Tudo isso foi provocação suficiente, porém, para o começo de um projeto de discussão nacional sobre uma nova agenda, denominada de agenda do futuro, ou a formulação de um novo consenso. O consenso atual é o mesmo de quando Aldo ingressou no PCdoB. E assim ele o define: “Entrei no partido nos anos 70, e o conceito, o pensamento, a estratégia, eram repassados à sociedade pelos movimentos sociais, a correia de transmissão dessas ideias. O que acontece hoje é que a situação se inverteu. Os movimentos sociais e as corporações transformaram os partidos em correia de transmissão das suas plataformas”.

Uma inversão. Os partidos não são mais condutores de políticas e estratégias, eles são conduzidos pelas reivindicações e causas dos movimentos e das corporações. “Seja a corporação do Judiciário, a da educação, as corporações privadas, as públicas, as corporações de gênero e de raça. Uma agenda de causas”. O que não exclui que partidos apoiem reivindicações específicas de categorias ou de setores sociais prejudicados ou vulneráveis.

De certa forma, o ex-ministro vinha fazendo referência a essas questões em artigos, palestras e entrevistas até se ver diante da convocação do PCdoB para disputar a Presidência. “Essas eram razões pelas quais julguei que não deveria ser candidato”.

Ato seguinte, Aldo decidiu direcionar suas energias para o novo debate, de uma agenda que considere as contingências da realidade mas olhe para a frente. Na reunião com o PCdoB, após sua convocação, Aldo citou um espanhol que diz que, passeando pelas ruas de Paris, só se identificava com as estátuas, e fez o paralelo: “Às vezes, andando por São Paulo, me identifico com as estátuas, uma delas a dos Bandeirantes” (o Monumento às Bandeiras, de Brecheret, alvo preferido dos pixadores). Não apenas os partidos, como todas as instituições, foram tomadas pelas causas”.

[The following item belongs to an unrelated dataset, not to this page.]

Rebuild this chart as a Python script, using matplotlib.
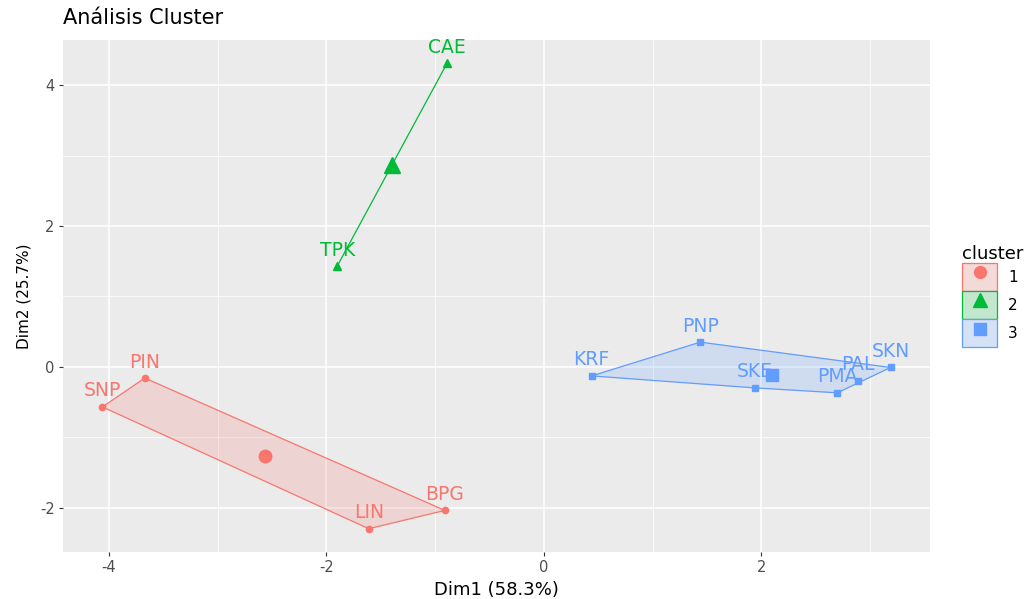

Está encerrada a conversa com o PSB?

“Eu estou no PCdoB”, diz Aldo, completando que candidatura não é o tema imediato mais importante da política. Apreciador de metáforas da bola, o momento atual, para ele, não é de se discutir a partida nem o campeonato, mas de discutir o futebol. Lembra um diplomata ensaísta mexicano que propôs, nos anos 30, uma máxima, quase um verso, apropriada para este momento: “O que está longe, nos cura do que está perto”.

A ilustração é o segredo dos marujos: quando estão no meio da tormenta, para não ficarem mareados, não olham para o casco do navio, erguem os olhos para o horizonte. “Na política, em certos momentos, não é que se despreze a conjuntura, mas se só olharmos para ela, se não olharmos para o horizonte, perderemos o rumo. Temos que olhar para o horizonte para frente e para trás. Para trás porque é importante ver como o Brasil contornou os momentos cruciais. Veremos que o Brasil é um milagre da geopolítica, da geografia, da sociologia”.

Com uma realidade de conjuntura tão avassaladora, como a que sufoca a política, o Congresso, os governos, o judiciário, como debater um novo consenso? “É preciso ter uma âncora”, afirma. O destino do país, diz, não pode ser entregue ao Judiciário de primeira instância, ao Ministério Público e à Polícia Federal. Eles têm papel a cumprir, importantíssimo. Mas não de se assenhorearem do destino da sociedade. E nem a política pode ficar subordinada à agenda dessas instituições”. A proposta não é de se criar um novo antagonismo, é primeiro fazer existir a agenda do futuro, depois estabelecer o primado de uma sobre a outra. Se ninguém fizer nada, o que acontecerá?

“Aí, sim, iremos para uma disputa em 2018 pautada por duas voltas, a do tempo do Lula ou a do tempo de Fernando Henrique: ou é o Lula candidato ou alguém apoiado por ele, ou alguém apoiado por Fernando Henrique para voltar ao seu tempo, como se não houvesse outra alternativa”.

O Congresso, mesmo assediado pela difícil agenda das reformas e pela pressão policial-jurídica, não tem, na sua opinião, como ser excluído dessa discussão. Rebelo sairá pelo pais em debates, reuniões e conversas com grupos, já tem cinco ou seis desses encontros marcados em diferentes Estados. Ontem esteve em Maringá falando para um auditório de 1400 advogados e estudantes de direito.

“Como dizia o saudoso senador Teotônio Vilela, o barro é esse. Não tem outro. Se quer construir alguma coisa pode fazer o tijolo que o barro é esse. O Congresso é esse, o Judiciário é esse, as instituições são essas. E com esse barro nós ergueremos o Brasil”. O nome disso? O outro consenso.

“Esse consenso atual, do politicamente correto, dos direitos civis, é o ostensivo. O ouro existe enterrado, sob placas tectônicas de interesses corporativos”.